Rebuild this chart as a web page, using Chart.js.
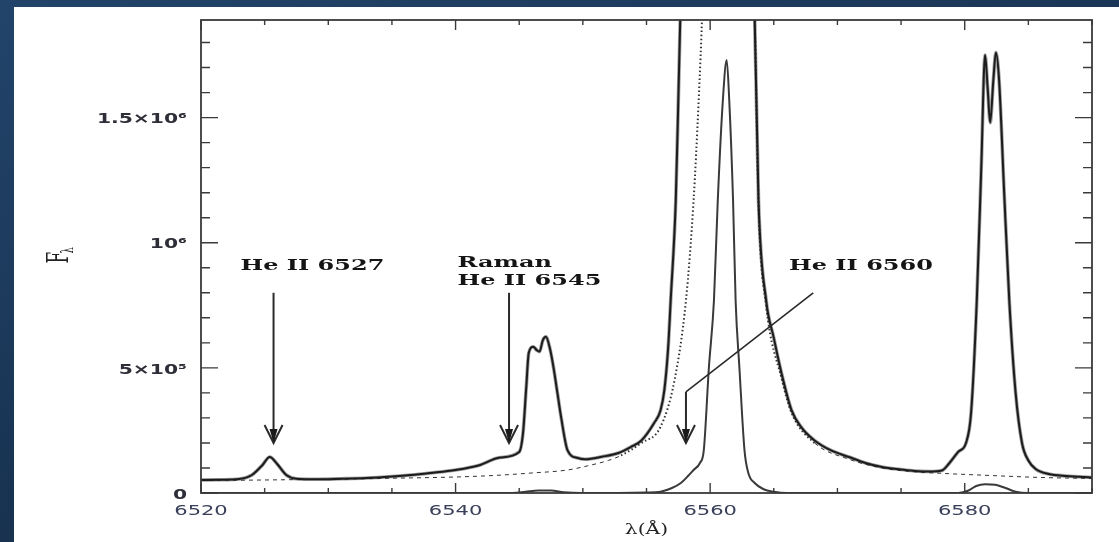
<!DOCTYPE html>
<html>
<head>
<meta charset="utf-8">
<script src="https://cdn.jsdelivr.net/npm/chart.js@4.4.1/dist/chart.umd.min.js"></script>
<style>
  html, body { margin: 0; padding: 0; }
  body {
    width: 1119px; height: 542px; overflow: hidden; position: relative;
    background: linear-gradient(160deg, #22446a 0%, #1a3656 45%, #0f2238 100%);
  }
  #panel {
    position: absolute; left: 14px; top: 7px; width: 1105px; height: 535px;
    background: #ffffff;
  }
</style>
</head>
<body>
<div id="panel"><canvas id="spectrum"></canvas></div>
<script>
// wavelengths in Angstrom, fluxes in units of 1e5

// observed spectrum
const obsLam = [6520.0, 6521.5, 6523.0, 6524.0, 6524.8, 6525.4, 6526.0, 6526.7, 6527.5, 6529.0,
  6531.0, 6533.0, 6535.0, 6536.5, 6538.0, 6540.0, 6541.8, 6543.5, 6545.0, 6545.3,
  6545.55, 6545.75, 6546.1, 6546.4, 6546.6, 6546.85, 6547.1, 6547.4, 6547.7, 6548.0,
  6548.3, 6548.8, 6549.6, 6550.2, 6551.5, 6552.8, 6553.8, 6554.6, 6555.6, 6556.1,
  6556.4, 6556.7, 6556.9, 6557.3, 6557.5, 6557.7, 6558.2, 6559.0, 6561.0, 6563.0,
  6563.5, 6563.8, 6564.4, 6565.0, 6565.6, 6566.4, 6567.2, 6568.2, 6569.5, 6570.9,
  6572.2, 6573.5, 6575.0, 6576.1, 6577.2, 6578.2, 6578.8, 6579.5, 6580.1, 6580.5,
  6580.95, 6581.3, 6581.6, 6581.8, 6582.0, 6582.25, 6582.45, 6582.7, 6583.1, 6583.5,
  6584.0, 6584.5, 6585.0, 6585.6, 6586.6, 6588.0, 6590.0];
const obsFlux = [0.52, 0.53, 0.56, 0.72, 1.1, 1.44, 1.15, 0.72, 0.57, 0.55,
  0.57, 0.6, 0.66, 0.72, 0.8, 0.92, 1.1, 1.42, 1.64, 2.4,
  4.2, 5.6, 5.84, 5.7, 5.65, 6.1, 6.24, 5.8, 5.0, 4.0,
  3.0, 1.7, 1.4, 1.35, 1.45, 1.6, 1.85, 2.1, 2.8, 3.3,
  4.1, 5.8, 7.7, 11.7, 15.7, 20, 30, 40, 45, 35,
  19, 11.7, 7.7, 6.2, 4.8, 3.3, 2.6, 2.1, 1.7, 1.44,
  1.2, 1.04, 0.94, 0.88, 0.86, 0.9, 1.2, 1.65, 2.0, 3.2,
  7.7, 13, 17.5, 16.2, 14.8, 16.5, 17.6, 16.5, 12, 7.7,
  4.0, 2.0, 1.3, 0.95, 0.76, 0.68, 0.62];

// broad H-alpha wing + continuum model
const wingLam = [6520, 6525, 6530, 6535, 6540, 6543, 6546, 6548.8, 6550.5, 6552,
  6553, 6554.6, 6556.1, 6557.2, 6558.1, 6558.7, 6559.1, 6559.4, 6560.0, 6561.4,
  6562.8, 6563.5, 6563.8, 6564.4, 6565.6, 6566.4, 6568.2, 6570.9, 6573.5, 6576.0,
  6578.0, 6582.0, 6586.0, 6590.0];
const wingFlux = [0.5, 0.52, 0.55, 0.59, 0.64, 0.7, 0.8, 0.92, 1.1, 1.3,
  1.5, 2.0, 2.64, 4.5, 7.7, 11.7, 15.7, 19.5, 30, 40,
  30, 19, 11.5, 7.5, 4.6, 3.2, 2.0, 1.35, 1.0, 0.85,
  0.79, 0.7, 0.62, 0.58];

// narrow component
const narrowLam = [6520, 6544.5, 6545.5, 6546.5, 6547.5, 6548.5, 6550, 6555, 6556.1, 6557.0,
  6557.7, 6558.3, 6558.7, 6559.2, 6559.5, 6559.9, 6560.3, 6560.6, 6561.0, 6561.3,
  6561.5, 6561.8, 6562.0, 6562.3, 6562.7, 6563.0, 6563.5, 6564.2, 6565.0, 6566,
  6579.5, 6580.3, 6580.9, 6581.6, 6582.4, 6583.2, 6584, 6585, 6590];
const narrowFlux = [0, 0, 0.05, 0.1, 0.1, 0.03, 0, 0.02, 0.05, 0.2,
  0.4, 0.7, 0.92, 1.2, 1.7, 5.0, 7.7, 11.7, 15.7, 17.3,
  15.7, 11.7, 7.7, 5.0, 1.7, 0.8, 0.4, 0.15, 0.05, 0,
  0, 0.1, 0.28, 0.35, 0.33, 0.2, 0.05, 0, 0];

// axis labels
const xTickValues = [6520, 6540, 6560, 6580];
const yTickValues = [0, 5, 10, 15];
const yTickLabels = ['0', '5×10⁵', '10⁶', '1.5×10⁶'];

// line identifications
const noteLabels = ['He II 6527', 'Raman', 'He II 6545', 'He II 6560'];
const noteLam = [6523.1, 6540.15, 6540.15, 6566.2];
const noteFlux = [8.92, 9.04, 8.32, 8.92];
const arrowLam = [6525.7, 6544.2, 6558.1];
const arrowTop = [8.0, 8.0, 4.04];
const arrowTip = [2.0, 2.0, 2.0];
const leaderLam = [6568.1, 6558.1];
const leaderFlux = [8.0, 4.04];

const pts = (xs, ys) => xs.map((v, i) => ({ x: v, y: ys[i] }));

function wideText(ctx, str, px, py, align, sx) {
  ctx.save();
  ctx.translate(px, py);
  ctx.scale(sx, 1);
  ctx.textAlign = align;
  ctx.fillText(str, 0, 0);
  ctx.restore();
}

function arrowHead(ctx, px, py) {
  ctx.beginPath();
  ctx.moveTo(px - 9, py - 18);
  ctx.lineTo(px, py);
  ctx.lineTo(px + 9, py - 18);
  ctx.stroke();
  ctx.beginPath();
  ctx.moveTo(px, py);
  ctx.lineTo(px - 4, py - 14);
  ctx.lineTo(px + 4, py - 14);
  ctx.closePath();
  ctx.fill();
}

const frame = {
  id: 'frame',
  afterDatasetsDraw(chart) {
    const { ctx, chartArea: a, scales: { x, y } } = chart;
    ctx.save();
    ctx.strokeStyle = '#3a3a3a';
    ctx.lineWidth = 1.8;
    ctx.strokeRect(a.left, a.top, a.right - a.left, a.bottom - a.top);

    ctx.lineWidth = 1.4;
    ctx.beginPath();
    x.ticks.forEach(t => {
      const px = x.getPixelForValue(t.value);
      const len = t.value % 20 === 0 ? 10 : 5;
      ctx.moveTo(px, a.bottom); ctx.lineTo(px, a.bottom - len);
      ctx.moveTo(px, a.top); ctx.lineTo(px, a.top + len);
    });
    y.ticks.forEach(t => {
      if (!Number.isInteger(t.value)) return;
      const py = y.getPixelForValue(t.value);
      const len = t.value % 5 === 0 ? 17 : 9;
      ctx.moveTo(a.left, py); ctx.lineTo(a.left + len, py);
      ctx.moveTo(a.right, py); ctx.lineTo(a.right - len, py);
    });
    ctx.stroke();

    // tick labels
    ctx.fillStyle = '#2e2e38';
    ctx.font = 'bold 14px "DejaVu Sans"';
    ctx.textBaseline = 'middle';
    yTickValues.forEach((v, i) => {
      wideText(ctx, yTickLabels[i], a.left - 14, y.getPixelForValue(v) + 2, 'right', 1.45);
    });
    ctx.fillStyle = '#3a405a';
    ctx.font = '14px "DejaVu Sans"';
    xTickValues.forEach(v => {
      wideText(ctx, String(v), x.getPixelForValue(v), a.bottom + 18, 'center', 1.5);
    });

    // axis titles
    ctx.fillStyle = '#222';
    ctx.font = '15px "DejaVu Serif"';
    wideText(ctx, 'λ(Å)', (a.left + a.right) / 2, a.bottom + 37, 'center', 1.35);
    ctx.save();
    ctx.translate(a.left - 133, (a.top + a.bottom) / 2 + 7);
    ctx.scale(1.7, 1);
    ctx.rotate(-Math.PI / 2);
    ctx.textAlign = 'left';
    ctx.textBaseline = 'alphabetic';
    ctx.font = '17px "DejaVu Serif"';
    ctx.fillText('F', 0, 0);
    ctx.font = '10px "DejaVu Serif"';
    ctx.fillText('λ', 10, 3);
    ctx.restore();

    // line identifications
    ctx.fillStyle = '#151515';
    ctx.textBaseline = 'alphabetic';
    ctx.font = 'bold 15px "DejaVu Serif"';
    noteLabels.forEach((s, i) => {
      wideText(ctx, s, x.getPixelForValue(noteLam[i]), y.getPixelForValue(noteFlux[i]), 'left', 1.6);
    });

    ctx.strokeStyle = '#2a2a2a';
    ctx.fillStyle = '#1a1a1a';
    ctx.lineWidth = 2;
    arrowLam.forEach((l, i) => {
      const px = x.getPixelForValue(l);
      const top = y.getPixelForValue(arrowTop[i]);
      const tip = y.getPixelForValue(arrowTip[i]);
      ctx.beginPath();
      ctx.moveTo(px, top); ctx.lineTo(px, tip - 2);
      ctx.stroke();
      arrowHead(ctx, px, tip);
    });
    ctx.lineWidth = 1.6;
    ctx.beginPath();
    ctx.moveTo(x.getPixelForValue(leaderLam[0]), y.getPixelForValue(leaderFlux[0]));
    ctx.lineTo(x.getPixelForValue(leaderLam[1]), y.getPixelForValue(leaderFlux[1]));
    ctx.stroke();
    ctx.restore();
  }
};

new Chart(document.getElementById('spectrum'), {
  type: 'line',
  data: {
    datasets: [
      {
        label: 'observed',
        data: pts(obsLam, obsFlux),
        borderColor: '#1c1c1c',
        borderWidth: 2,
        pointRadius: 0,
        cubicInterpolationMode: 'monotone',
        order: 1
      },
      {
        label: 'narrow',
        data: pts(narrowLam, narrowFlux),
        borderColor: '#3a3a3a',
        borderWidth: 2,
        pointRadius: 0,
        cubicInterpolationMode: 'monotone',
        order: 2
      },
      {
        label: 'wing',
        data: pts(wingLam, wingFlux),
        borderColor: '#333',
        borderWidth: 1.2,
        pointRadius: 0,
        cubicInterpolationMode: 'monotone',
        segment: {
          borderDash: c => (c.p0.parsed.y > 1.45 && c.p1.parsed.y > 1.45) ? [1.5, 2.5] : [4, 4],
          borderWidth: c => (c.p0.parsed.y > 1.45 && c.p1.parsed.y > 1.45) ? 2 : 1
        },
        order: 3
      },
      {
        label: 'observed (halo)',
        data: pts(obsLam, obsFlux),
        borderColor: '#a0a0a0',
        borderWidth: 3.6,
        pointRadius: 0,
        cubicInterpolationMode: 'monotone',
        order: 4
      }
    ]
  },
  options: {
    animation: false,
    responsive: true,
    maintainAspectRatio: false,
    layout: { padding: { left: 187, top: 13, right: 27, bottom: 49 } },
    plugins: { legend: { display: false }, tooltip: { enabled: false } },
    scales: {
      x: {
        type: 'linear', min: 6520, max: 6590,
        ticks: { display: false, stepSize: 5 },
        grid: { display: false },
        border: { display: false },
        afterFit: s => { s.height = 0; }
      },
      y: {
        min: 0, max: 18.9,
        ticks: { display: false, stepSize: 1 },
        grid: { display: false },
        border: { display: false },
        afterFit: s => { s.width = 0; }
      }
    }
  },
  plugins: [frame]
});
</script>
</body>
</html>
------------
-- Aim of the exercise --
Restate, line by line and word for word, everything from the top of the material through the line that contains "units of 1e5". Leave pictures out.

-- Reply --
Rebuild this chart as a web page, using Chart.js.
<!DOCTYPE html>
<html>
<head>
<meta charset="utf-8">
<script src="https://cdn.jsdelivr.net/npm/chart.js@4.4.1/dist/chart.umd.min.js"></script>
<style>
  html, body { margin: 0; padding: 0; }
  body {
    width: 1119px; height: 542px; overflow: hidden; position: relative;
    background: linear-gradient(160deg, #22446a 0%, #1a3656 45%, #0f2238 100%);
  }
  #panel {
    position: absolute; left: 14px; top: 7px; width: 1105px; height: 535px;
    background: #ffffff;
  }
</style>
</head>
<body>
<div id="panel"><canvas id="spectrum"></canvas></div>
<script>
// wavelengths in Angstrom, fluxes in units of 1e5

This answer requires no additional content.